Nerve granulomas and vasculitis in sarcoid peripheral neuropathy: a clinicopathological study of 11 patients

Gérard Said, Catherine Lacroix, Violaine Planté-Bordeneuve, Laurence Le Page, Fernando Pico, Olivier Presles, Jacques Senant, Pascal Remy, Philippe Rondepierre, Jacques Mallecourt
Brain 2002, 125: 264-75
Peripheral neuropathy is a rare, yet treatable manifestation of sarcoidosis, a multisystem disorder characterized by the presence of non-caseating granulomas that are seldom found in nerve biopsy specimens. In order to learn more about the subject, we reviewed our clinical and pathological findings in a series of 11 patients (six men and five women aged 26-83 years) with symptomatic neuropathy associated with characteristic granulomas in nerve biopsy specimens.

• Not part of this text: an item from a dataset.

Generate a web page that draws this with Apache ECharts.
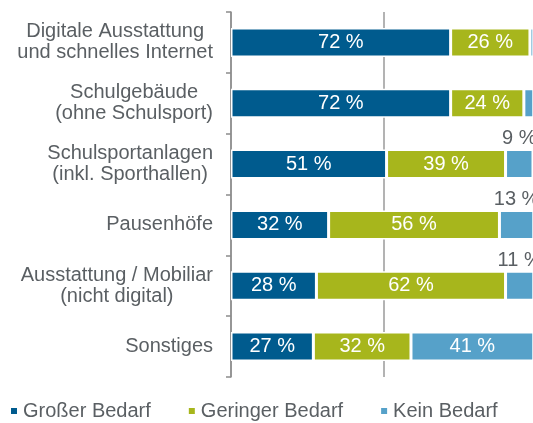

Only two patients were known to have sarcoidosis before the occurrence of the neuropathy. The neuropathy was focal or multifocal in six patients, including one with a multifocal neuropathy associated with conduction blocks, and one with a multifocal axonal motor deficit. Four patients had a distal symmetrical deficit and one patient had a Guillain-Barré-like syndrome with facial diplegia and respiratory failure. Serum angiotensin-converting enzyme concentration was elevated in only two patients. Epineurial granulomas and perineuritis were present in all nerve specimens. The inflammatory infiltrates invaded the endoneurium, following connective tissue septae and blood vessels, in five patients. Multinucleated giant cells were found in eight patients and necrotizing vasculitis in seven. Inflammatory lesions were associated with variable, asymmetrical involvement of nerve fascicles and axon loss. A muscle specimen was sampled during the same procedure in 10 patients. It showed inflammatory infiltrates and granulomas in nine patients and necrotizing vasculitis in two. Immunolabelling showed a mixed inflammatory infiltrate of T cells (predominantly CD4+ cells) and macrophages, in keeping with a delayed hypersensitivity reaction. In addition to nerve involvement, all patients had at least one other tissue or organ affected, including muscle in nine patients, lungs and/or intrathoracic lymph nodes in eight, skin in three, arthritis in two, and peripheral lymph nodes, stomach and eye in one patient each. Most patients improved on corticosteroids. Two patients remain free of symptoms after 7 years. Severe side-effects of long-term treatment with corticosteroids occurred in two patients, leading to death in one. This study illustrates the wide range of clinical manifestations of sarcoid neuropathy and the frequent association of granulomatous inflammatory infiltrates with necrotizing vasculitis and with silent or symptomatic involvement of other organs.